Right before April Fool’s day, Hyperkin, the famed accessory firm that created the Game Genie, unveiled a new peripheral that transforms smartphones into fully-functioning Game Boy handhelds.
Labeled the Smart Boy, the peripheral was previously dismissed as an April Fool’s Joke. But Hyperkin reveals that the company used the annual holiday as a disguise for a marketing ploy, and it was just testing the waters to gauge interest.
It looks like Hyperkin is satisfied with the Smart Boy’s reception because the device is currently in development.
“As this is only a conceptual design, features may be removed or added in its current development stage,” the company said on its Facebook page.
Only iPhone 6’s will be compatible will the device so far, but there are plans to include other smartphones in the future.
Essentially the Smart Boy is a hollowed out dock stylized like a Game Boy with two different slots. The front slot secures the smartphone in place, which acts as the handheld’s screen. In the back you’ll be able to slide in cartridges just like the original model.
Game cartridges will slide in the back of the dock, making a sort of strange hybrid controller fashioned after Nintendo’s namesake handheld.
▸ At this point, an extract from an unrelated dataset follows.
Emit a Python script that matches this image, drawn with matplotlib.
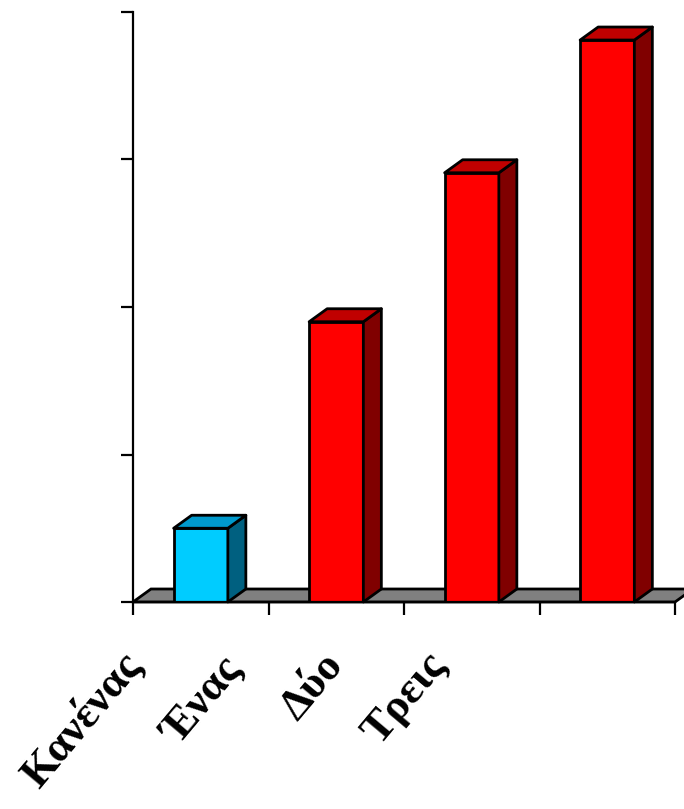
import matplotlib.pyplot as plt
from matplotlib.patches import Polygon
import numpy as np

# categories and values (axis 0..4, no tick labels shown)
categories = ['Κανένας', 'Ένας', 'Δύο', 'Τρεις']
values = [0.50, 1.90, 2.91, 3.81]
front_colors = ['#00CCFF', '#FF0000', '#FF0000', '#FF0000']
top_colors = ['#0099CC', '#C00000', '#C00000', '#C00000']
side_colors = ['#006080', '#800000', '#800000', '#800000']

# label anchor points (pixels, top-right end of rotated text)
label_px = [(116, 644), (219, 650), (321, 646), (423, 646)]

W, H = 684, 809
fig = plt.figure(figsize=(W / 100, H / 100), dpi=100)
ax = fig.add_axes([133 / W, 207 / H, (675 - 133) / W, (602 - 12) / H])

n = len(categories)
x = np.arange(n)
width = 0.4
ax.set_xlim(-0.5, n - 0.5)
ax.set_ylim(0, 4)

# depth offset of the oblique projection, in data units
dx = 18 / 135.5
dy = 13 / 147.5
lw = 2.0

# floor
floor = Polygon([(-0.5, 0), (n - 0.5, 0), (n - 0.5 + dx, dy), (-0.5 + dx, dy)],
                closed=True, facecolor='#808080', edgecolor='black', lw=lw,
                clip_on=False, zorder=1)
ax.add_patch(floor)

# bars: front face through ax.bar, top and side faces as polygons
ax.bar(x, values, width=width, color=front_colors, edgecolor='black', linewidth=lw, zorder=3)
for xi, v, tc, sc in zip(x, values, top_colors, side_colors):
    l, r = xi - width / 2, xi + width / 2
    top = Polygon([(l, v), (r, v), (r + dx, v + dy), (l + dx, v + dy)], closed=True,
                  facecolor=tc, edgecolor='black', lw=lw, joinstyle='round', zorder=3, clip_on=False)
    side = Polygon([(r, 0), (r + dx, dy), (r + dx, v + dy), (r, v)], closed=True,
                   facecolor=sc, edgecolor='black', lw=lw, joinstyle='round', zorder=3, clip_on=False)
    ax.add_patch(side)
    ax.add_patch(top)

# axes styling
for s in ['top', 'right']:
    ax.spines[s].set_visible(False)
for s in ['left', 'bottom']:
    ax.spines[s].set_linewidth(1.6)
    ax.spines[s].set_zorder(4)
ax.set_yticks(np.arange(0, 5))
ax.set_xticks(np.arange(-0.5, n, 1.0))
ax.tick_params(axis='both', direction='out', length=9, width=1.6,
               labelleft=False, labelbottom=False)

# rotated category labels
for lab, (px, py) in zip(categories, label_px):
    fig.text(px / W, 1 - py / H, lab, rotation=50, rotation_mode='anchor',
             ha='right', va='top', fontsize=32, fontweight='bold',
             family=['Liberation Serif', 'DejaVu Serif'])

fig.savefig('out.png', dpi=100)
Hyperkin promises that all official Game Boy and Game Boy Color game cartridges will be compatible with the device.
The Smart Boy looks, feels and functions just like Nintendo’s popular early 90’s handheld, featuring an 8-way D-Pad along with the A and B buttons. Plus it also features its own 5-hour battery that “can be charged through the phone itself”.
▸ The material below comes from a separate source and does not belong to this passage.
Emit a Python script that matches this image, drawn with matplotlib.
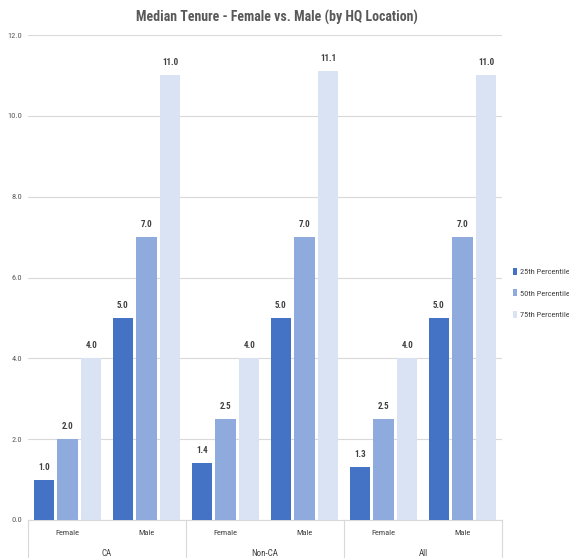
import matplotlib
matplotlib.use("Agg")
import matplotlib.pyplot as plt
from matplotlib.lines import Line2D
from matplotlib.patches import Patch
from matplotlib import font_manager
import numpy as np

names = {f.name for f in font_manager.fontManager.ttflist}
narrow = [n for n in ['Roboto Condensed', 'Liberation Sans Narrow', 'Open Sans Condensed',
                      'DejaVu Sans Condensed', 'Arial Narrow'] if n in names]
plt.rcParams['font.family'] = narrow + ['Liberation Sans', 'DejaVu Sans']
is_narrow = bool(narrow)

groups = ["CA", "Non-CA", "All"]
genders = ["Female", "Male"]
series_names = ["25th Percentile", "50th Percentile", "75th Percentile"]
p25 = [1.0, 5.0, 1.4, 5.0, 1.3, 5.0]
p50 = [2.0, 7.0, 2.5, 7.0, 2.5, 7.0]
p75 = [4.0, 11.0, 4.0, 11.1, 4.0, 11.0]
yticks = [0.0, 2.0, 4.0, 6.0, 8.0, 10.0, 12.0]

colors = ["#4472C4", "#8FAADC", "#DAE3F3"]
W, H = 569, 558
L, R, T, B = 28, 502, 35, 520
fig = plt.figure(figsize=(W / 100, H / 100), dpi=100)
ax = fig.add_axes([L / W, 1 - B / H, (R - L) / W, (B - T) / H])

x = np.arange(len(p25))
bw = 0.26
for i, (vals, c, name) in enumerate(zip([p25, p50, p75], colors, series_names)):
    off = (i - 1) * 0.30
    ax.bar(x + off, vals, bw, color=c, label=name, zorder=3)
    for xi, v in zip(x, vals):
        ax.text(xi + off, v + 0.2, f"{v:.1f}", ha="center", va="bottom",
                fontsize=6.5, fontweight="bold", color="#404040")

ax.set_xlim(-0.5, len(p25) - 0.5)
ax.set_ylim(0, 12)
ax.set_yticks(yticks)
ax.set_yticklabels([f"{t:.1f}" for t in yticks], fontsize=6, color="#595959")
ax.yaxis.grid(True, color="#D9D9D9", linewidth=0.8, zorder=0)
ax.tick_params(axis="y", length=0, pad=4)
ax.set_xticks([])
for s in ["left", "right", "top"]:
    ax.spines[s].set_visible(False)
ax.spines["bottom"].set_color("#D9D9D9")
ax.spines["bottom"].set_linewidth(0.8)

ax_h = B - T
trans = ax.get_xaxis_transform()
for xi in x:
    ax.text(xi, -13 / ax_h, genders[xi % 2], ha="center", va="center",
            fontsize=6, color="#404040", transform=trans)
for gi, g in enumerate(groups):
    ax.text(gi * 2 + 0.5, -33 / ax_h, g, ha="center", va="center",
            fontsize=6.5, color="#404040", transform=trans)
for b in [-0.5, 1.5, 3.5, 5.5]:
    ax.add_line(Line2D([b, b], [0, -40 / ax_h], transform=trans, color="#D9D9D9",
                       linewidth=0.8, clip_on=False))

fig.text(277 / W, 1 - 17 / H, "Median Tenure - Female vs. Male (by HQ Location)",
         ha="center", va="center", fontsize=10 if is_narrow else 8.5,
         fontweight="bold", color="#595959")

handles = [Patch(facecolor=c, edgecolor="none") for c in colors]
fig.legend(handles, series_names, loc="center left",
           bbox_to_anchor=(513 / W, 1 - 293 / H), frameon=False,
           fontsize=6 if is_narrow else 4.8,
           handlelength=0.5, handleheight=0.9, handletextpad=0.3, labelspacing=1.7,
           labelcolor="#404040", borderaxespad=0, borderpad=0)

fig.savefig("out.png", dpi=100)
While Hyperkin might be on board for this idea, Nintendo most assuredly is not.
The beleaguered Japanese gaming giant is infamous for their restrictive reign on their official products, and we might see Nintendo try to shut down the Smart Boy.
On the other hand Nintendo could learn something from the device. Since the company has confirmed it’ll be making smartphone games after all, a mobile-compatible peripheral like the Smart Boy could help make mobile gaming more accessible.
Touchpad screens are great for navigating websites and using apps, but they’re bad for trying to play platformers like Super Mario Bros. that take quick reflexes and coordination.